26 abr Diário do isolamento 13 – A loja dos horrores
(domingo, 26 de abril)
A loja dos horrores
“Se for mesmo imperioso, terei de lavar as mãos quarenta vezes com potassa, outras quarenta com raiz aromática, e mais quarenta com sabão, totalizando cento e vinte vezes.”
Ainda não cheguei a tanto, mas se algum dia sairmos do isolamento – possibilidade cada vez mais remota –, teremos elevado o nosso insignificante transtorno obsessivo compulsivo à categoria de neurose grave. Se cuidem, a higiene excessiva é uma fábrica de loucos: apertar o botão do elevador com o cotovelo; lavar as mãos antes de tirar a máscara e, depois, repetir a lavagem; abrir portas com os pés; passar álcool gel no saquinho de batata fritas; não levar as mãos ao rosto; manter distância suficiente das pessoas; não permitir que o corpo roce em paredes; não fazer isso, nem aquilo, nem etc. Em suma, um manicômio.
A recomendação no primeiro parágrafo não foi sugerida por mim, está no Livro das mil e uma noites, ramo sírio, traduzido por Mamede Mustafa Jarouche. Se trata do infeliz casamento de um mercador de Bagdá com a favorita de Madame Zubayda, esposa do califa Harun al-Rashid. Depois de peripécias só descritas nos contos árabes, o jovem mercador, que tivera a sorte ou o azar de conhecer e se apaixonar pela criada de Zubayda, finalmente se casa com ela. Na noite de núpcias, come um ensopado de carne com tempero de cominho, pimenta e vários ingredientes fortes.
Maravilhado com a beleza da jovem esposa, o rapaz esquece de lavar as mãos e vai ao leito nupcial. A moça se ofende com o desleixo, reclama do odor insuportável, ordena que suas servidoras segurem o marido e o espanca sem piedade. Como se isso não bastasse, ela mesma amputa com uma faca os polegares das mãos e dos pés do aturdido rapaz. Antes, informa-o de que ele deveria ter lavado as mãos cento e vinte vezes, conforme a receita acima. O infeliz desmaia com as dores. A diligente esposa estanca o sangramento e durante um mês faz curativos, até que as feridas sarem. Com o dote recebido do califa, o casal compra um belíssimo palácio, onde vivem anos de felicidade e ventura, até que a morte os separe.

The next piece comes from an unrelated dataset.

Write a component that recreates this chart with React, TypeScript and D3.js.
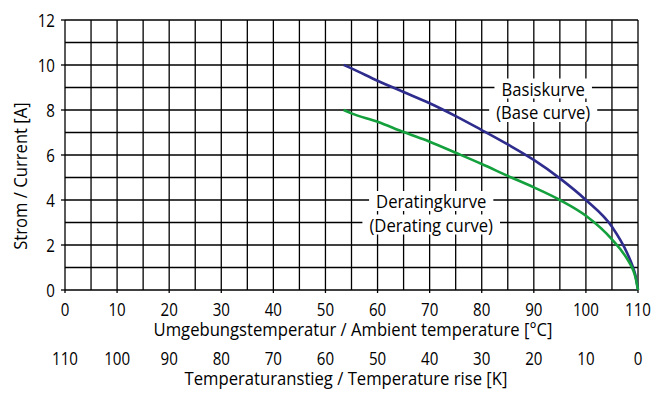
import React, { useLayoutEffect, useRef, useState } from "react";
import * as d3 from "d3";

const baseCurve: [number, number][] = [
  [53.5, 10], [55, 9.85], [60, 9.3], [65, 8.8], [70, 8.3], [75, 7.73], [80, 7.11],
  [85, 6.47], [90, 5.78], [95, 4.96], [100, 4.0], [105, 2.81], [108, 1.6],
  [109, 1.04], [109.5, 0.66], [110, 0],
];
const deratingCurve: [number, number][] = [
  [53.5, 8], [55, 7.85], [60, 7.48], [65, 7.02], [70, 6.59], [75, 6.1], [80, 5.6],
  [85, 5.07], [90, 4.56], [95, 4.0], [100, 3.3], [105, 2.25], [108, 1.35],
  [109, 0.92], [109.5, 0.58], [110, 0],
];
const xTicks = [0, 10, 20, 30, 40, 50, 60, 70, 80, 90, 100, 110];
const riseTicks = [110, 100, 90, 80, 70, 60, 50, 40, 30, 20, 10, 0];
const yTicks = [0, 2, 4, 6, 8, 10, 12];
const xGrid = d3.range(0, 111, 5);
const yGrid = d3.range(0, 13, 1);
const curveLabels = [
  { lines: ["Basiskurve", "(Base curve)"], t: 91.8, v: 9 },
  { lines: ["Deratingkurve", "(Derating curve)"], t: 70.3, v: 4 },
];

const W = 652, H = 394;
const FONT = "'Open Sans', sans-serif";
const FS = 18;
const SX_TEXT = 0.925;
const SX_NUM = 0.84;

function T({ x, y, sx, anchor = "middle", baseline, children }: any) {
  return (
    <text transform={`translate(${x},${y}) scale(${sx},1)`} textAnchor={anchor}
      dominantBaseline={baseline} fontSize={FS} fill="#000">{children}</text>
  );
}

function BoxLabel({ x, y, text }: { x: number; y: number; text: string }) {
  const ref = useRef<SVGTextElement>(null);
  const [w, setW] = useState(0);
  useLayoutEffect(() => {
    if (ref.current) setW(ref.current.getBBox().width * SX_TEXT);
  }, [text]);
  return (
    <g>
      <rect x={x - w / 2 - 7} y={y - 10} width={w + 14} height={20} fill="#fff" />
      <text ref={ref} transform={`translate(${x},${y}) scale(${SX_TEXT},1)`} textAnchor="middle"
        dominantBaseline="central" fontSize={FS} fill="#000">{text}</text>
    </g>
  );
}

export default function App() {
  const x = d3.scaleLinear().domain([0, 110]).range([65, 638]);
  const y = d3.scaleLinear().domain([0, 12]).range([290, 20]);
  const line = d3.line<[number, number]>().x(d => x(d[0])).y(d => y(d[1])).curve(d3.curveMonotoneX);
  return (
    <svg width={W} height={H} style={{ position: "absolute", left: 0, top: 0, background: "#fff" }} fontFamily={FONT}>
      <rect width={W} height={H} fill="#fff" />
      {xGrid.map(v => (
        <line key={"gx" + v} x1={x(v)} x2={x(v)} y1={y(12)} y2={y(0)} stroke="#000" strokeWidth={1.3} />
      ))}
      {yGrid.map(v => (
        <line key={"gy" + v} x1={x(0)} x2={x(110)} y1={y(v)} y2={y(v)} stroke="#000" strokeWidth={1.3} />
      ))}
      {yTicks.map(v => (
        <line key={"ty" + v} x1={x(0) - 4} x2={x(0)} y1={y(v)} y2={y(v)} stroke="#000" strokeWidth={1.3} />
      ))}
      {xTicks.map(v => (
        <line key={"tx" + v} x1={x(v)} x2={x(v)} y1={y(0)} y2={y(0) + 3} stroke="#000" strokeWidth={1.3} />
      ))}
      {curveLabels.map((l, i) => (
        <g key={"l" + i}>
          {l.lines.map((t, j) => (
            <BoxLabel key={j} x={x(l.t)} y={y(l.v) + 1 + j * 23.5} text={t} />
          ))}
        </g>
      ))}
      <path d={line(baseCurve) || ""} fill="none" stroke="#2e2c8c" strokeWidth={2.6} />
      <path d={line(deratingCurve) || ""} fill="none" stroke="#14a03c" strokeWidth={2.6} />
      {yTicks.map(v => (
        <T key={"yl" + v} x={55} y={y(v)} sx={SX_NUM} anchor="end" baseline="central">{v}</T>
      ))}
      {xTicks.map(v => (
        <T key={"xl" + v} x={x(v)} y={316} sx={SX_NUM}>{v}</T>
      ))}
      <T x={353} y={336} sx={SX_TEXT}>Umgebungstemperatur / Ambient temperature [°C]</T>
      {riseTicks.map((v, i) => (
        <T key={"rl" + v} x={x(xTicks[i])} y={365} sx={SX_NUM}>{v}</T>
      ))}
      <T x={346} y={385} sx={SX_TEXT}>Temperaturanstieg / Temperature rise [K]</T>
      <text transform={`translate(20,176) rotate(-90) scale(${SX_TEXT},1)`} textAnchor="middle"
        dominantBaseline="central" fontSize={FS}>Strom / Current [A]</text>
    </svg>
  );
}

Nesse tempo pandêmico, nunca recorri à fórmula árabe higiênica. Limitei-me à água e sabão, que parece funcionar bem. Quanto à amputação dos polegares, venho sofrendo quase todos os dias. O país atravessa a maior crise da sua história: política, sanitária e econômica. Em meio à dor e ao choro, à fome e à miséria, impossibilitados de frequentar os teatros e assistir bons espetáculos, vemos pantomimas de terceira, com atores ruins, transmitidas em cadeia nacional.
Nos dramalhões da última sexta-feira, os protagonistas da cena televisiva lembravam as pinturas assustadoras de Bruegel. Provocavam riso, nojo e medo, como no filme A pequena loja dos horrores, em que o personagem Seymor alimenta uma planta carnívora com pedaços de carne humana. Meus quatro polegares já se foram e pedaços do fígado, coração e cérebro de muitos brasileiros. Mas os personagens que exercem o poder na triste cena nacional são insaciáveis, e não cansam de beber o nosso sangue e sugar a medula dos nossos ossos. Até quando? Até quando deixarmos.